Bruce Lee vs. Chuck Norris in a battle to the death!

That alone makes The Way of The Dragon worth seeing.  This was Bruce Lee’s only completed directorial effort and it was the last of his films to be released during his lifetime.  (Lee’s best known film, Enter the Dragon, was released 6 days after Lee’s death.  When Lee died, he was directing Game of Death.)  In Way of the Dragon, Lee plays Tang Lung, a martial artist who travels from Hong Kong to Rome to help protect the owners of a restaurant from the Mafia.  At first, everyone dismisses Tang Lung as being an unsophisticated bumpkin and he does little to convince them otherwise.  But when the Mafia tries to intimidate him, Tang reveals how dangerous it is to underestimate him.

The only version of Way of the Dragon that I have seen is the badly dubbed version that was released in the United States so it’s hard for me to judge either the script or the acting, through Bruce Lee was a natural-born movie star and, even when dubbed, as charismatic as ever.  During the first half of the film, there is so much humor that it almost seems like a comedy but, unless you find Bruce Lee begging someone to tell him where the bathroom is, a lot of that humor falls flat.  Far more interesting is the scene where Tang and a waiter debate the merits of Japanese vs Chinese martial arts.  This scene reveals that Lee was just as serious about the philosophy behind the martial arts as he was about the actual fighting.

Most people who watch The Way of the Dragon will do so for the fighting and the film does not disappoint.  The Way of the Dragon features some of the best martial arts action ever captured on film.  The Mafia hires three martial artists to take on Tang, which means that, along with the usual collection of Mafia thugs, Bruce Lee also fights Bob Wall, Hwang In-shik, and Chuck Norris.

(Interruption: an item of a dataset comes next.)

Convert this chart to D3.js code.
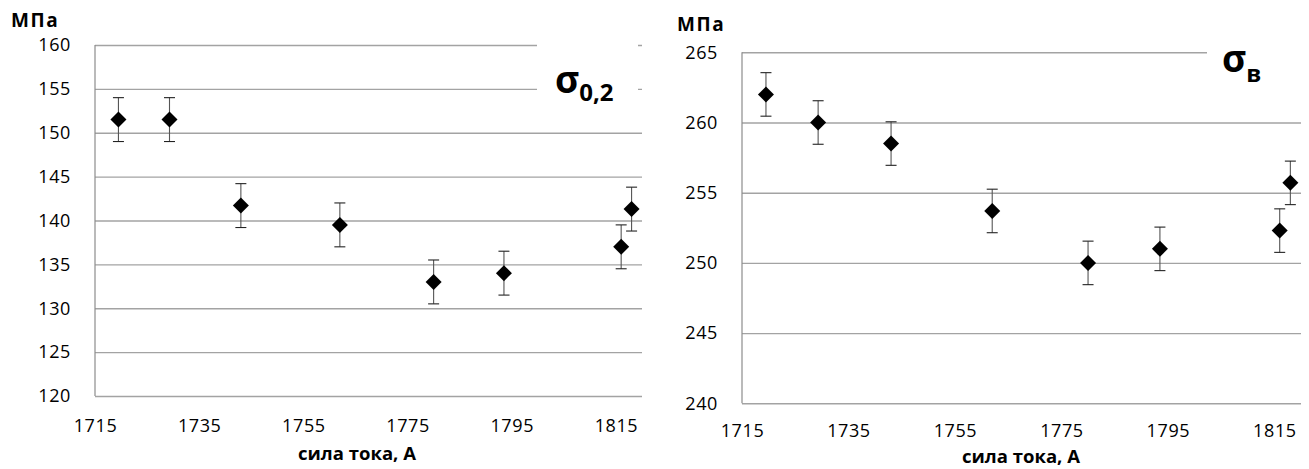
<!DOCTYPE html>
<html>
<head>
<meta charset="utf-8">
<script src="https://cdn.jsdelivr.net/npm/d3@7"></script>
<style>
  body { margin: 0; background: #fff; }
  svg { display: block; }
  text { font-family: "Open Sans", "Lato", sans-serif; fill: #000; }
</style>
</head>
<body>
<svg id="chart" width="1309" height="469"></svg>
<script>
// Welding current, A (shared by both panels)
const currentA = [1719.5, 1729.3, 1743, 1762, 1780, 1793.5, 1816, 1818];

// Yield strength σ0,2, MPa
const yieldStress = [151.5, 151.5, 141.7, 139.5, 133, 134, 137, 141.3];
const yieldErr = 2.5;

// Ultimate tensile strength σв, MPa
const tensileStress = [262, 260, 258.5, 253.7, 250, 251, 252.3, 255.7];
const tensileErr = 1.55;

// Axis ticks
const xTicks = [1715, 1735, 1755, 1775, 1795, 1815];
const xDomain = [1715, 1820];
const yieldTicks = [120, 125, 130, 135, 140, 145, 150, 155, 160];
const tensileTicks = [240, 245, 250, 255, 260, 265];

const unitLabel = "МПа";
const xTitle = "сила тока, А";

const svg = d3.select("#chart");

function styleTickText(sel) {
  sel.attr("font-family", "\"Open Sans\", sans-serif")
    .attr("font-size", 18)
    .attr("letter-spacing", 0.6)
    .attr("fill", "#000");
}

function drawPanel(opt) {
  const g = svg.append("g");
  const x = d3.scaleLinear().domain(xDomain).range([opt.left, opt.right]);
  const y = d3.scaleLinear().domain(opt.yDomain).range([opt.bottom, opt.top]);

  // horizontal gridlines
  g.append("g")
    .attr("transform", `translate(${opt.left},0)`)
    .call(d3.axisLeft(y).tickValues(opt.yTicks).tickSize(-(opt.right - opt.left)).tickFormat(""))
    .call(a => a.select(".domain").remove())
    .call(a => a.selectAll("line").attr("stroke", "#a3a3a3").attr("stroke-width", 1.4));

  // vertical axis line
  g.append("line")
    .attr("x1", opt.left).attr("x2", opt.left)
    .attr("y1", y(opt.yDomain[1])).attr("y2", y(opt.yDomain[0]))
    .attr("stroke", "#8c8c8c").attr("stroke-width", 1.2);

  // y tick labels
  g.append("g")
    .attr("transform", `translate(${opt.left},0)`)
    .call(d3.axisLeft(y).tickValues(opt.yTicks).tickSize(0).tickPadding(opt.yPad).tickFormat(d3.format("d")))
    .call(a => a.select(".domain").remove())
    .call(a => styleTickText(a.selectAll("text")));

  // x tick labels
  g.append("g")
    .attr("transform", `translate(0,${opt.bottom})`)
    .call(d3.axisBottom(x).tickValues(xTicks).tickSize(0).tickFormat(d3.format("d")))
    .call(a => a.select(".domain").remove())
    .call(a => styleTickText(a.selectAll("text").attr("y", opt.xLabelOffset).attr("dy", "0.35em")));

  // axis titles
  g.append("text")
    .attr("x", opt.unitX).attr("y", opt.unitY)
    .attr("font-size", 19).attr("font-weight", "bold")
    .attr("letter-spacing", 1.6)
    .text(unitLabel);

  g.append("text")
    .attr("x", opt.titleX).attr("y", opt.titleY)
    .attr("text-anchor", "middle")
    .attr("font-size", 18.5).attr("font-weight", "bold")
    .text(xTitle);

  // label box for the quantity symbol
  g.append("rect")
    .attr("x", opt.box[0]).attr("y", opt.box[1])
    .attr("width", opt.box[2]).attr("height", opt.box[3])
    .attr("fill", "#fff");

  const sym = g.append("text")
    .attr("x", opt.symX).attr("y", opt.symY)
    .attr("font-weight", "bold");
  sym.append("tspan").attr("font-size", 37).text("σ");
  sym.append("tspan").attr("font-size", 24).attr("dy", opt.subDy).text(opt.sub);

  // error bars
  const pts = currentA.map((c, i) => ({ c, v: opt.values[i] }));
  const eb = g.append("g").attr("stroke", "#555").attr("stroke-width", 1.1);
  pts.forEach(p => {
    const cx = x(p.c);
    const yTop = y(p.v + opt.err), yBot = y(p.v - opt.err);
    eb.append("line").attr("x1", cx).attr("x2", cx).attr("y1", yTop).attr("y2", yBot);
    eb.append("line").attr("x1", cx - 5.5).attr("x2", cx + 5.5).attr("y1", yTop).attr("y2", yTop).attr("stroke", "#222");
    eb.append("line").attr("x1", cx - 5.5).attr("x2", cx + 5.5).attr("y1", yBot).attr("y2", yBot).attr("stroke", "#222");
  });

  // diamond markers
  g.append("g").selectAll("path")
    .data(pts)
    .join("path")
    .attr("d", d3.symbol(d3.symbolSquare, 128))
    .attr("transform", d => `translate(${x(d.c)},${y(d.v)}) rotate(45)`)
    .attr("fill", "#000");
}

drawPanel({
  left: 95, right: 642, top: 45, bottom: 396,
  yDomain: [120, 160], yTicks: yieldTicks,
  values: yieldStress, err: yieldErr,
  yPad: 24, xLabelOffset: 30,
  unitX: 11, unitY: 27,
  titleX: 357, titleY: 460,
  box: [537, 30, 101, 80],
  symX: 555, symY: 93, sub: "0,2", subDy: 8
});

drawPanel({
  left: 742, right: 1301, top: 52.3, bottom: 403.3,
  yDomain: [240, 265], yTicks: tensileTicks,
  values: tensileStress, err: tensileErr,
  yPad: 24, xLabelOffset: 27,
  unitX: 677, unitY: 31,
  titleX: 1021, titleY: 463,
  box: [1207, 35, 98, 55],
  symX: 1222, symY: 72, sub: "в", subDy: 10
});
</script>
</body>
</html>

Bruce Lee’s final battle with Chuck Norris is The Way of the Dragon’s most famous scene and perhaps one of the greatest scenes in the history of world cinema.  Both Norris and Lee are in top physical form and the two real-life friends held nothing back.  The fight was filmed in the Roman Colosseum, confirming that Norris and Lee are meant to be modern-day gladiators, battling to the death but never viewing each other with anything less than respect.  Neither Norris nor Lee say a word during their climatic face-off.  They let their fists and their feet do the talking.  It’s a brutal battle between not just two men but also two different philosophies of fighting.

The Way of the Dragon was Lee’s biggest hit during his lifetime.  A modest success when first released in the west, it was re-released following Lee’s death and was retitled The Return of the Dragon.  While the American co-production Enter The Dragon is a bigger and slicker production, The Way of the Dragon is the best of Lee’s Hong Kong films and his final battle with Chuck Norris remains the perfect showcase for his skill as a fighter.